> **Recorded information**:
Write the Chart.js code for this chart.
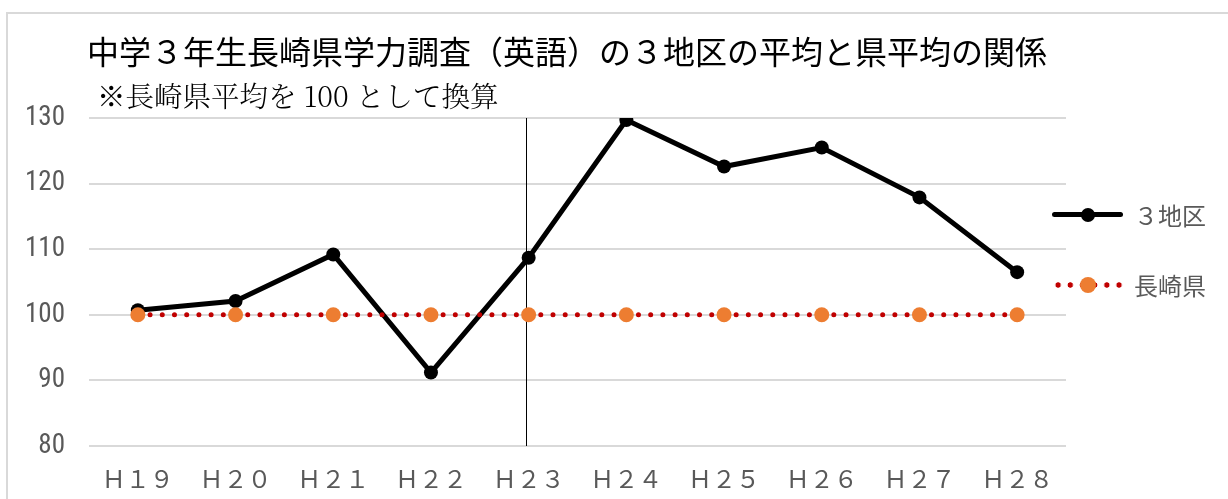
<!DOCTYPE html>
<html>
<head>
<meta charset="utf-8">
<script src="https://cdn.jsdelivr.net/npm/chart.js@4"></script>
<style>
    html, body { margin: 0; padding: 0; background: #fff; overflow: hidden; }
    #wrap { position: relative; width: 1228px; height: 499px; overflow: hidden; }
    .frame { position: absolute; left: 6px; top: 12px; width: 1300px; height: 600px;
             border: 2px solid #d9d9d9; box-sizing: border-box; }
    canvas { position: absolute; left: 0; top: 0; }
    .title { position: absolute; left: 87px; top: 31px; font: 32px "Noto Sans CJK JP", sans-serif;
             color: #000; line-height: 38px; white-space: nowrap; }
    .subtitle { position: absolute; left: 97px; top: 78px; font: 300 28.5px "Noto Serif CJK JP", "Noto Sans CJK JP", serif;
                color: #000; line-height: 34px; white-space: nowrap; }
    .legend { position: absolute; left: 1052px; font: 24px "Noto Sans CJK JP", sans-serif; color: #595959; }
    .legend .row { position: absolute; left: 0; height: 30px; width: 170px; }
    .legend .sym { position: absolute; left: 0; top: 0; width: 71px; height: 30px; }
    .legend .txt { position: absolute; left: 82px; top: 0; line-height: 30px; white-space: nowrap; }
    .solid { position: absolute; left: 0; top: 12px; width: 71px; height: 5px; background: #000; border-radius: 3px; }
    .dots { position: absolute; left: 0; top: 12px; width: 74px; height: 6px;
            background: radial-gradient(circle, #c00000 2.4px, transparent 3px) 0 0 / 12.2px 6px repeat-x; }
    .mk { position: absolute; left: 29px; top: 8px; width: 14px; height: 14px; border-radius: 50%; }
</style>
</head>
<body>
<div id="wrap">
    <div class="frame"></div>
    <canvas id="myChart" width="1228" height="499"></canvas>
    <div class="title">中学３年生長崎県学力調査（英語）の３地区の平均と県平均の関係</div>
    <div class="subtitle">※長崎県平均を 100 として換算</div>
    <div class="legend">
        <div class="row" style="top:200px">
            <div class="sym"><div class="solid"></div><div class="mk" style="background:#000"></div></div>
            <div class="txt">３地区</div>
        </div>
        <div class="row" style="top:270px">
            <div class="sym"><div class="dots"></div><div class="mk" style="background:#ed7d31;left:28px;top:7px;width:16px;height:16px"></div></div>
            <div class="txt">長崎県</div>
        </div>
    </div>
</div>
<script>
const categories = ['Ｈ１９', 'Ｈ２０', 'Ｈ２１', 'Ｈ２２', 'Ｈ２３', 'Ｈ２４', 'Ｈ２５', 'Ｈ２６', 'Ｈ２７', 'Ｈ２８'];
const chikuValues = [100.7, 102.1, 109.2, 91.2, 108.7, 129.7, 122.6, 125.5, 117.9, 106.5];
const kenValues = [100, 100, 100, 100, 100, 100, 100, 100, 100, 100];
const yTicks = [80, 90, 100, 110, 120, 130];
const markedYear = 'Ｈ２３';

// thin vertical rule at H23, drawn behind the series
const markerLine = {
    id: 'markerLine',
    beforeDatasetsDraw(chart) {
        let ctx = chart.ctx;
        let x = Math.round(chart.scales.x.getPixelForValue(markedYear)) - 2.5;
        ctx.save();
        ctx.strokeStyle = '#000';
        ctx.lineWidth = 1;
        ctx.beginPath();
        ctx.moveTo(x, chart.chartArea.top);
        ctx.lineTo(x, chart.chartArea.bottom);
        ctx.stroke();
        ctx.restore();
    }
};

let ctx = document.getElementById('myChart').getContext('2d');
let chart = new Chart(ctx, {
    type: 'line',
    data: {
        labels: categories,
        datasets: [{
            label: '３地区',
            data: chikuValues,
            borderColor: '#000',
            backgroundColor: '#000',
            borderWidth: 5,
            pointRadius: 7,
            pointBorderWidth: 0,
            pointBackgroundColor: '#000',
            tension: 0,
            order: 1
        }, {
            label: '長崎県',
            data: kenValues,
            borderColor: '#c00000',
            borderWidth: 5,
            borderDash: [0.01, 12.2],
            borderCapStyle: 'round',
            pointRadius: 7.5,
            pointBorderWidth: 0,
            pointBackgroundColor: '#ed7d31',
            tension: 0,
            order: 0
        }]
    },
    options: {
        responsive: false,
        animation: false,
        events: [],
        layout: { padding: { left: 0, right: 162, top: 118, bottom: 0 } },
        plugins: { legend: { display: false }, tooltip: { enabled: false } },
        scales: {
            x: {
                offset: true,
                grid: { display: false, drawTicks: false },
                border: { display: false },
                ticks: {
                    color: '#595959',
                    padding: 18,
                    maxRotation: 0,
                    font: { family: '"Noto Sans CJK JP", sans-serif', size: 24 }
                },
                afterFit(s) { s.height = 53; }
            },
            y: {
                min: yTicks[0],
                max: yTicks[yTicks.length - 1],
                afterBuildTicks(s) { s.ticks = yTicks.map(v => ({ value: v })); },
                grid: { color: '#d9d9d9', lineWidth: 2, drawTicks: false },
                border: { display: false },
                ticks: {
                    color: '#595959',
                    padding: 24,
                    font: { family: '"Liberation Sans Narrow", "Roboto Condensed", "Liberation Sans", sans-serif', size: 27 }
                },
                afterFit(s) { s.width = 89; }
            }
        }
    },
    plugins: [markerLine]
});
</script>
</body>
</html>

> **Work to complete**: Omit the pictures and give the material again, exactly and in full.

> **Answer for this exercise**:
Write the Chart.js code for this chart.
<!DOCTYPE html>
<html>
<head>
<meta charset="utf-8">
<script src="https://cdn.jsdelivr.net/npm/chart.js@4"></script>
<style>
    html, body { margin: 0; padding: 0; background: #fff; overflow: hidden; }
    #wrap { position: relative; width: 1228px; height: 499px; overflow: hidden; }
    .frame { position: absolute; left: 6px; top: 12px; width: 1300px; height: 600px;
             border: 2px solid #d9d9d9; box-sizing: border-box; }
    canvas { position: absolute; left: 0; top: 0; }
    .title { position: absolute; left: 87px; top: 31px; font: 32px "Noto Sans CJK JP", sans-serif;
             color: #000; line-height: 38px; white-space: nowrap; }
    .subtitle { position: absolute; left: 97px; top: 78px; font: 300 28.5px "Noto Serif CJK JP", "Noto Sans CJK JP", serif;
                color: #000; line-height: 34px; white-space: nowrap; }
    .legend { position: absolute; left: 1052px; font: 24px "Noto Sans CJK JP", sans-serif; color: #595959; }
    .legend .row { position: absolute; left: 0; height: 30px; width: 170px; }
    .legend .sym { position: absolute; left: 0; top: 0; width: 71px; height: 30px; }
    .legend .txt { position: absolute; left: 82px; top: 0; line-height: 30px; white-space: nowrap; }
    .solid { position: absolute; left: 0; top: 12px; width: 71px; height: 5px; background: #000; border-radius: 3px; }
    .dots { position: absolute; left: 0; top: 12px; width: 74px; height: 6px;
            background: radial-gradient(circle, #c00000 2.4px, transparent 3px) 0 0 / 12.2px 6px repeat-x; }
    .mk { position: absolute; left: 29px; top: 8px; width: 14px; height: 14px; border-radius: 50%; }
</style>
</head>
<body>
<div id="wrap">
    <div class="frame"></div>
    <canvas id="myChart" width="1228" height="499"></canvas>
    <div class="title">中学３年生長崎県学力調査（英語）の３地区の平均と県平均の関係</div>
    <div class="subtitle">※長崎県平均を 100 として換算</div>
    <div class="legend">
        <div class="row" style="top:200px">
            <div class="sym"><div class="solid"></div><div class="mk" style="background:#000"></div></div>
            <div class="txt">３地区</div>
        </div>
        <div class="row" style="top:270px">
            <div class="sym"><div class="dots"></div><div class="mk" style="background:#ed7d31;left:28px;top:7px;width:16px;height:16px"></div></div>
            <div class="txt">長崎県</div>
        </div>
    </div>
</div>
<script>
const categories = ['Ｈ１９', 'Ｈ２０', 'Ｈ２１', 'Ｈ２２', 'Ｈ２３', 'Ｈ２４', 'Ｈ２５', 'Ｈ２６', 'Ｈ２７', 'Ｈ２８'];
const chikuValues = [100.7, 102.1, 109.2, 91.2, 108.7, 129.7, 122.6, 125.5, 117.9, 106.5];
const kenValues = [100, 100, 100, 100, 100, 100, 100, 100, 100, 100];
const yTicks = [80, 90, 100, 110, 120, 130];
const markedYear = 'Ｈ２３';

// thin vertical rule at H23, drawn behind the series
const markerLine = {
    id: 'markerLine',
    beforeDatasetsDraw(chart) {
        let ctx = chart.ctx;
        let x = Math.round(chart.scales.x.getPixelForValue(markedYear)) - 2.5;
        ctx.save();
        ctx.strokeStyle = '#000';
        ctx.lineWidth = 1;
        ctx.beginPath();
        ctx.moveTo(x, chart.chartArea.top);
        ctx.lineTo(x, chart.chartArea.bottom);
        ctx.stroke();
        ctx.restore();
    }
};

let ctx = document.getElementById('myChart').getContext('2d');
let chart = new Chart(ctx, {
    type: 'line',
    data: {
        labels: categories,
        datasets: [{
            label: '３地区',
            data: chikuValues,
            borderColor: '#000',
            backgroundColor: '#000',
            borderWidth: 5,
            pointRadius: 7,
            pointBorderWidth: 0,
            pointBackgroundColor: '#000',
            tension: 0,
            order: 1
        }, {
            label: '長崎県',
            data: kenValues,
            borderColor: '#c00000',
            borderWidth: 5,
            borderDash: [0.01, 12.2],
            borderCapStyle: 'round',
            pointRadius: 7.5,
            pointBorderWidth: 0,
            pointBackgroundColor: '#ed7d31',
            tension: 0,
            order: 0
        }]
    },
    options: {
        responsive: false,
        animation: false,
        events: [],
        layout: { padding: { left: 0, right: 162, top: 118, bottom: 0 } },
        plugins: { legend: { display: false }, tooltip: { enabled: false } },
        scales: {
            x: {
                offset: true,
                grid: { display: false, drawTicks: false },
                border: { display: false },
                ticks: {
                    color: '#595959',
                    padding: 18,
                    maxRotation: 0,
                    font: { family: '"Noto Sans CJK JP", sans-serif', size: 24 }
                },
                afterFit(s) { s.height = 53; }
            },
            y: {
                min: yTicks[0],
                max: yTicks[yTicks.length - 1],
                afterBuildTicks(s) { s.ticks = yTicks.map(v => ({ value: v })); },
                grid: { color: '#d9d9d9', lineWidth: 2, drawTicks: false },
                border: { display: false },
                ticks: {
                    color: '#595959',
                    padding: 24,
                    font: { family: '"Liberation Sans Narrow", "Roboto Condensed", "Liberation Sans", sans-serif', size: 27 }
                },
                afterFit(s) { s.width = 89; }
            }
        }
    },
    plugins: [markerLine]
});
</script>
</body>
</html>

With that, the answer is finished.